Needless to say one who is accused of a crime that depends on his present state (like being impaired by alcohol) would find it helpful to begin his defense by locating witnesses who can “judge for themselves” how the defendant appears, perhaps interview others and so on. Where the State fails to allow the defendant this kind of access, compelling arguments can be made that the defendant is denied thereby a right to a fair trial (in that he is unable to assemble a defense that he would otherwise have been able to mount). Both of these situations have been addressed by NC appellate courts and both can be grounds for dismissal of DWI charges. Certainly they are issues that need to be discussed with your attorney when deciding defense strategies.

If you get cited for a DWI…

So there you have it. If you have wound up on the wrong side of a DWI charge in NC and need to know how defensible it may be, consider these 3 points.
 
  • How bad was the blow? A breath result of .08 does not necessarily mean an automatic “guilty”.  It will be weighed by the judge along with all the other evidence.
  • Did the cop see you drive? Usually yes, but in those rare cases where he arrives on the scene later, if there is no or only a very tenuous connection between you and the car, the State may have insufficient evidence to satisfy the “driving” element of the offense.

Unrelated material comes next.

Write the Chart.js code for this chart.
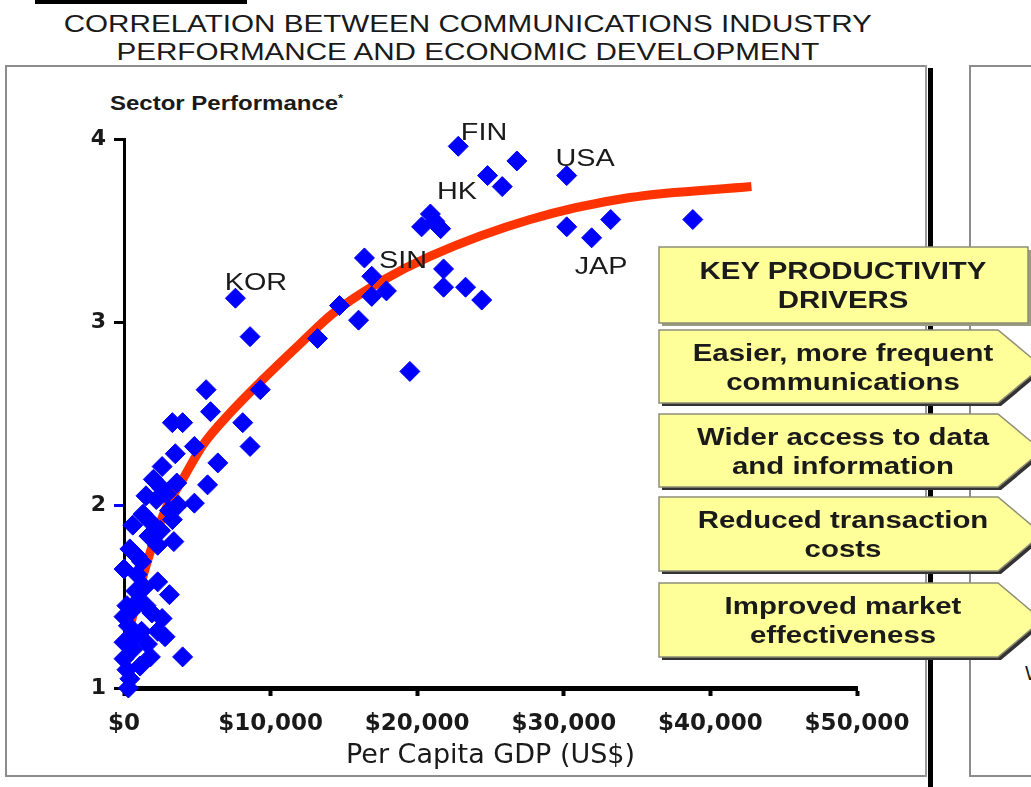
<!DOCTYPE html>
<html lang="en">
<head>
<meta charset="UTF-8" />
<title>Communications Industry Performance and Economic Development</title>
<script src="https://cdn.jsdelivr.net/npm/chart.js"></script>
<style>
  body {
    margin: 0;
    width: 1031px;
    height: 787px;
    overflow: hidden;
    position: relative;
    background: #fff;
    font-family: 'Liberation Sans', Arial, sans-serif;
    color: #1a1a1a;
  }
  .abs { position: absolute; }
  .wide { display: inline-block; transform: scaleX(1.2); }
  .topbar { left: 35px; top: 0; width: 212px; height: 4px; background: #000; }
  .title { left: 0; top: 10px; width: 936px; text-align: center; font-size: 24.7px; line-height: 28px; }
  .title .wide { transform-origin: center; }
  .panel { left: 5px; top: 65px; width: 920px; height: 708px; border: 2px solid #8c8c8c; border-right: none; }
  .panel-edge { left: 925px; top: 65px; width: 2px; height: 712px; background: #9a9a9a; }
  .divider { left: 928px; top: 68px; width: 5px; height: 719px; background: #000; }
  .panel2 { left: 969px; top: 65px; width: 80px; height: 708px; border: 2px solid #8c8c8c; border-right: none; }
  .ytitle { left: 110px; top: 88px; font-size: 20px; line-height: 20px; font-weight: bold; }
  .ytitle .wide { transform-origin: left; }
  .ytitle sup { font-size: 11px; }
  .stray { left: 1025px; top: 662px; font-size: 20px; }
  #chart { position: absolute; left: 0; top: 0; }
  #boxes { position: absolute; left: 0; top: 0; }
</style>
</head>
<body>
  <div class="abs topbar"></div>
  <div class="abs title">
    <span class="wide">CORRELATION BETWEEN COMMUNICATIONS INDUSTRY</span><br />
    <span class="wide">PERFORMANCE AND ECONOMIC DEVELOPMENT</span>
  </div>
  <div class="abs panel"></div>
  <div class="abs panel-edge"></div>
  <div class="abs panel2"></div>
  <div class="abs divider"></div>
  <div class="abs ytitle"><span class="wide">Sector Performance<sup>*</sup></span></div>
  <div class="abs stray">W</div>

  <canvas id="chart" width="1031" height="787"></canvas>
  <svg id="boxes" width="1031" height="787"></svg>

<script>
// per capita GDP (US$) and sector performance for each country
const gdp = [
  22800, 24800, 25800, 26800, 30200, 20900, 20300, 21600, 21200, 30200,
  31900, 33200, 38800, 16400, 16900, 17900, 16900, 14700, 16000, 21800,
  21800, 23300, 24400, 19500, 7600, 8600, 13200, 5600, 9300, 5900,
  3300, 4000, 8100, 4800, 8600, 3500, 6400, 2600, 2000, 5700,
  3600, 2900, 2200, 4800, 3700, 3100, 600, 1900, 3300, 1700,
  400, 2300, 3400, 1200, 0, 900, 2300, 3100, 800, 200,
  1500, 0, 500, 2600, 300, 1200, 2300, 0, 600, 1800,
  4000, 0, 200, 400, 300, 1000, 1400, 900, 1300, 2500,
  700, 1600, 1100, 1900, 2800, 1500, 2600
];
const performance = [
  3.96, 3.80, 3.74, 3.88, 3.80, 3.59, 3.52, 3.51, 3.55, 3.52,
  3.46, 3.56, 3.56, 3.35, 3.25, 3.17, 3.14, 3.09, 3.01, 3.29,
  3.19, 3.19, 3.12, 2.73, 3.13, 2.92, 2.91, 2.63, 2.63, 2.51,
  2.45, 2.45, 2.45, 2.32, 2.32, 2.28, 2.23, 2.21, 2.14, 2.11,
  2.12, 2.06, 2.03, 2.01, 2.00, 1.97, 1.89, 1.90, 1.92, 1.83,
  1.76, 1.78, 1.80, 1.69, 1.65, 1.62, 1.58, 1.51, 1.53, 1.45,
  1.45, 1.39, 1.42, 1.38, 1.34, 1.31, 1.31, 1.25, 1.21, 1.17,
  1.17, 1.16, 1.10, 1.05, 1.00, 1.48, 1.55, 1.72, 1.95, 1.86,
  1.28, 1.24, 1.12, 1.41, 1.28, 2.05, 2.09
];

// fitted trend curve
const trendGdp = [100, 400, 1400, 2800, 4000, 5400, 7200, 9400, 12000, 14300, 17500, 20900, 27700, 34500, 42800];
const trendPerf = [1.22, 1.33, 1.64, 1.97, 2.14, 2.33, 2.50, 2.68, 2.88, 3.05, 3.22, 3.36, 3.56, 3.68, 3.74];

// country call-outs (anchored in data units)
const countryNames = ['FIN', 'USA', 'HK', 'SIN', 'KOR', 'JAP'];
const countryGdp = [24560, 31450, 22710, 19030, 9000, 32540];
const countryPerf = [4.04, 3.90, 3.72, 3.34, 3.22, 3.31];

const xTicks = [0, 10000, 20000, 30000, 40000, 50000];
const yTicks = [1, 2, 3, 4];

const driverLines = [
  ['KEY PRODUCTIVITY', 'DRIVERS'],
  ['Easier, more frequent', 'communications'],
  ['Wider access to data', 'and information'],
  ['Reduced transaction', 'costs'],
  ['Improved market', 'effectiveness']
];

// call-out labels, drawn a little stretched like the source
const countryLabelPlugin = {
  id: 'countryLabels',
  afterDatasetsDraw(chart) {
    const { ctx, scales } = chart;
    countryNames.forEach((name, i) => {
      const px = scales.x.getPixelForValue(countryGdp[i]);
      const py = scales.y.getPixelForValue(countryPerf[i]);
      ctx.save();
      ctx.translate(px, py);
      ctx.scale(1.2, 1);
      ctx.font = '24px "Liberation Sans", Arial, sans-serif';
      ctx.fillStyle = '#1a1a1a';
      ctx.textAlign = 'center';
      ctx.textBaseline = 'alphabetic';
      ctx.fillText(name, 0, 8.6);
      ctx.restore();
    });
  }
};

new Chart(document.getElementById('chart'), {
  type: 'scatter',
  data: {
    datasets: [
      {
        label: 'Countries',
        data: gdp.map((g, i) => ({ x: g, y: performance[i] })),
        pointStyle: 'rectRot',
        pointRadius: 10,
        pointBackgroundColor: '#0000ff',
        pointBorderColor: '#0000ff',
        pointBorderWidth: 1,
        clip: false
      },
      {
        label: 'Trend',
        data: trendGdp.map((g, i) => ({ x: g, y: trendPerf[i] })),
        showLine: true,
        borderColor: '#ff3300',
        borderWidth: 9,
        pointRadius: 0,
        cubicInterpolationMode: 'monotone',
        clip: false
      }
    ]
  },
  options: {
    responsive: false,
    animation: false,
    layout: { padding: { top: 139, right: 174, bottom: 0, left: 0 } },
    plugins: {
      legend: { display: false },
      tooltip: { enabled: false }
    },
    scales: {
      x: {
        type: 'linear',
        min: 0,
        max: 50000,
        afterFit: s => { s.height = 99; },
        afterBuildTicks: s => { s.ticks = xTicks.map(v => ({ value: v })); },
        ticks: {
          autoSkip: false,
          maxRotation: 0,
          padding: 14,
          color: '#1a1a1a',
          font: { family: 'DejaVu Sans', size: 23, weight: 'bold' },
          callback: v => '$' + v.toLocaleString('en-US')
        },
        grid: { drawOnChartArea: false, tickLength: 8, tickWidth: 4, tickColor: '#000' },
        border: { display: true, width: 5, color: '#000' },
        title: {
          display: true,
          text: 'Per Capita GDP (US$)',
          color: '#1a1a1a',
          font: { family: 'DejaVu Sans', size: 27 },
          padding: { top: 0, bottom: 15 }
        }
      },
      y: {
        type: 'linear',
        min: 1,
        max: 4,
        afterFit: s => { s.width = 124; },
        afterBuildTicks: s => { s.ticks = yTicks.map(v => ({ value: v })); },
        ticks: {
          padding: 8,
          color: '#1a1a1a',
          font: { family: 'DejaVu Sans', size: 22, weight: 'bold' }
        },
        grid: {
          drawOnChartArea: false,
          tickLength: 10,
          tickWidth: 3,
          tickColor: c => (c.tick && c.tick.value === 2 ? '#0000ff' : '#000')
        },
        border: { display: true, width: 3, color: '#000' }
      }
    }
  },
  plugins: [countryLabelPlugin]
});

// key productivity driver boxes
const svgNS = 'http://www.w3.org/2000/svg';
const svg = document.getElementById('boxes');
const boxTops = [247, 330, 414, 497, 583];
const boxHeights = [76, 73, 73, 74, 74];
function el(tag, attrs, text) {
  const e = document.createElementNS(svgNS, tag);
  for (const k in attrs) e.setAttribute(k, attrs[k]);
  if (text) e.textContent = text;
  svg.appendChild(e);
  return e;
}
driverLines.forEach((lines, i) => {
  const t = boxTops[i], h = boxHeights[i];
  const l = 659, r = i === 0 ? 1028 : 998, tip = 1042;
  const pts = i === 0
    ? [[l, t], [r, t], [r, t + h], [l, t + h]]
    : [[l, t], [r, t], [tip, t + h / 2], [r, t + h], [l, t + h]];
  const poly = pts.map(p => p.join(',')).join(' ');
  el('polygon', { points: poly, fill: i === 0 ? '#9a9a80' : '#333', transform: 'translate(3,3)' });
  el('polygon', { points: poly, fill: '#ffff99', stroke: '#8e8e78', 'stroke-width': 1.5 });
  const cy = t + h / 2;
  lines.forEach((line, j) => {
    const base = cy + (j === 0 ? -14.5 : 14.5) + 8.7;
    el('text', {
      x: 0, y: 0,
      transform: `translate(843,${base}) scale(1.2,1)`,
      'text-anchor': 'middle',
      'font-family': 'Liberation Sans, Arial, sans-serif',
      'font-size': 24.5,
      'font-weight': 'bold',
      fill: '#1a1a1a'
    }, line);
  });
});
</script>
</body>
</html>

  • Were your Constitutional rights compromised? If you are deprived of witnesses either during testing or after processing, some judges remain open to the argument that your rights to an adequate defense have been compromised which may require dismissal.
 
DISCLOSURE: DWI defense, as with all matters of law, is not a matter which can be exhaustively treated in a short  article like this one. Each case is “sui generis”, or one of a kind.  As such, the foregoing is intended to be only a brief and perhaps entertaining discussion of some of the salient points that attorneys and judges consider when dealing with these cases. It is not intended as legal advice. But if it helps guide any discussion between you and your attorney, it will have served its purpose.